Juan Yepez gave the Cardinals the win when he hit a tiebreaking single with one in the 10th inning off Chase De Jong (6-3) to score automatic runner Ben Deluzio.

“Tonight was interesting because you’re fairly scripted in who you want to use and who you don’t want to use and what you want tomorrow to look like so you can get ready for Friday,” Cardinals manager Oliver Marmol said. “It was a good one to still figure out a way to come out on top.”

The Cardinals threw out the potential tying run at home in the bottom of the 10th when automatic runner Kevin Newman tried to score from second base on Oneil Cruz‘s line single off the glove of first baseman Alec Burleson. The ball deflected to second baseman Brendon Donovan, who threw home to catcher Andrew Knizner.

The Pirates challenged the call, but it was upheld on video review.

“I thought we were going to get it overturned,” Newman said. “I just thought he didn’t tag me until he got higher up on the body.”

It was the Pirates’ 100th loss, the second year in a row they have reached that mark.

The Cardinals got two hits each from Donovan, Corey Dickerson, Knizner and Paul DeJong.

Cruz had three hits for the Pirates and Bryan Reynolds, Rodolfo Castro, Jack Suwinski, Ke'Bryan Hayes and Ji-Hwan Bae added two apiece. Miguel Andujar drove in two runs.

Chris Stratton (10-4) pitched two scoreless innings for the win.

“They weren’t the prettiest two innings I’ve ever pitched but I got a great play from the defense in the 10th inning to help me out,” Stratton said. “It was a good play all the way around.’

Pujols’ hit put the Cardinals ahead 3-1 but the Pirates answered with six runs in the bottom of the third. Andujar’s run-scoring double highlighted an inning that includes RBI singles by Castro, Suwinski, Ben Gamel and Bae.

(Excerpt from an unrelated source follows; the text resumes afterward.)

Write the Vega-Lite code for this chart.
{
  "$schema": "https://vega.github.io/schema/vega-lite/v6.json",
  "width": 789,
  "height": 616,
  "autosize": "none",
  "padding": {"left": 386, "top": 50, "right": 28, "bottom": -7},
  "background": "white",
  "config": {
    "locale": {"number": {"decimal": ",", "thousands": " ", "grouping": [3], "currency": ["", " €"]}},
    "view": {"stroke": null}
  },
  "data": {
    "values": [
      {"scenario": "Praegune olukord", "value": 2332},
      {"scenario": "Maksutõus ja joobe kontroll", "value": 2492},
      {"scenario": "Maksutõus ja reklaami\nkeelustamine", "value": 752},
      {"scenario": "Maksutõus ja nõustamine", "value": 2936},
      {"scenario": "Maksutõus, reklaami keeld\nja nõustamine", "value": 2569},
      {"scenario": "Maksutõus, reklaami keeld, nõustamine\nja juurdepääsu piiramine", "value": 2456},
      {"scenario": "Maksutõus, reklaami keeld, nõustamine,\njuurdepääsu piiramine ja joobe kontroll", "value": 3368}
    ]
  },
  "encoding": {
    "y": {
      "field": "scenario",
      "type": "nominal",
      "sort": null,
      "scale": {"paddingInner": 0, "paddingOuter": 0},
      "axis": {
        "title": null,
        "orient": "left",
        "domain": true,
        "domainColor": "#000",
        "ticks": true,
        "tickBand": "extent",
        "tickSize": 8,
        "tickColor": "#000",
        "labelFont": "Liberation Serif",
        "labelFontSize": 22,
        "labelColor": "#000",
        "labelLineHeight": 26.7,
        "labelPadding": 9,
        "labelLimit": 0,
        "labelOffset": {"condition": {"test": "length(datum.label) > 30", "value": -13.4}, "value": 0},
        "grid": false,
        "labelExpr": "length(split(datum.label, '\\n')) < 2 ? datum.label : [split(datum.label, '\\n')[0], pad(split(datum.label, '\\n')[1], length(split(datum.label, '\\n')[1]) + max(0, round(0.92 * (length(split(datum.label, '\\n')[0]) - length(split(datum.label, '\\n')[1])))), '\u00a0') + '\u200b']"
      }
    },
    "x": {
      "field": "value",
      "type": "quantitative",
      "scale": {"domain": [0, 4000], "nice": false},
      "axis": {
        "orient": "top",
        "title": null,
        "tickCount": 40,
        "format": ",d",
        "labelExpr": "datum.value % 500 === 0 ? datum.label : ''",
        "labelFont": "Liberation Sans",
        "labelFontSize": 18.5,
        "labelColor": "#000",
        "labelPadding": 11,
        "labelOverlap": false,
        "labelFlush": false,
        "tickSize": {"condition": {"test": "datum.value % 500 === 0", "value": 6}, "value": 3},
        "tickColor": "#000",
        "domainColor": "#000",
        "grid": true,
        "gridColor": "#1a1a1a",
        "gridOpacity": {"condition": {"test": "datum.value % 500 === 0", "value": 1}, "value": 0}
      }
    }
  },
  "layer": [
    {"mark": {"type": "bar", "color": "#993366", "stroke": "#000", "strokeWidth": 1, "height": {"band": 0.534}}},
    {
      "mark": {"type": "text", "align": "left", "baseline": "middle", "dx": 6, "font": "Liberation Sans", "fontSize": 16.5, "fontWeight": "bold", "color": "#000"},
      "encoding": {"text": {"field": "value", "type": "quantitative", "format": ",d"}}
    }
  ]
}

The Cardinals then scored four runs in the seventh inning to tie the score at 7-all. Donovan hit an RBI single, Dickerson drove in two runs with a double and the tying run scored on a throwing error by Cruz, the rookie shortstop.

Both starting pitchers lasted just 2 2/3 innings. The Cardinals’ Dakota Hudson was rocked for seven runs and nine hits while the Pirates’ JT Brubaker allowed three runs on four hits.

Brubaker was activated from the injured list before the game. He had been out since Sept. 16 with right lat discomfort.

HELSLEY HURT

Reliever Ryan Helsley, the Cardinals’ closer, left in the eighth inning with a jammed right middle finger. Helsley was injured after catching a line drive by Bae and using his hands to brace himself while dodging a piece of a broken bat.

Helsley said he expects to be ready to pitch Friday.

“I don’t think there was anything super wrong with it,” Helsley said. `Just give it some rest and let it resolve itself.”

ROSTER MOVES

The Pirates optioned right-hander Roansy Contreras to Triple-A Indianapolis to clear a roster spot for Brubaker. They also recalled infielder/outfielder Tucapita Marcano from Indianapolis and optioned catcher Jose Godoy to the same club.

PIRATES AWARDS

Center fielder Bryan Reynolds was voted the winner of the Roberto Clemente Award, emblematic of the Pirates’ MVP, by the Pittsburgh chapter of the Baseball Writers Association of America.

Mitch Keller won the Steve Blass Award for best pitcher. Former infielder Michael Chavis was voted the Chuck Tanner Good Guy Award.

TRAINER’S ROOM

Cardinals: OF Tyler O'Neill (strained right hamstring) has been ruled out for the wild-card series but St. Louis is hopeful he can play in the NLDS round if it advances. . 3B Nolan Arenado (left quadriceps tightness) missed his second straight game but could play Wednesday.

UP NEXT

Cardinals: Have not decided on a starter for Wednesday, though Marmol said LHP Matthew Liberatore (2-1, 5.46) and RHP Jake Woodford (4-0, 2.33) are possibilities.

Pirates: RHP Johan Oviedo (4-3, 3.12), who was acquired from the Cardinals on Aug. 1, gets the start.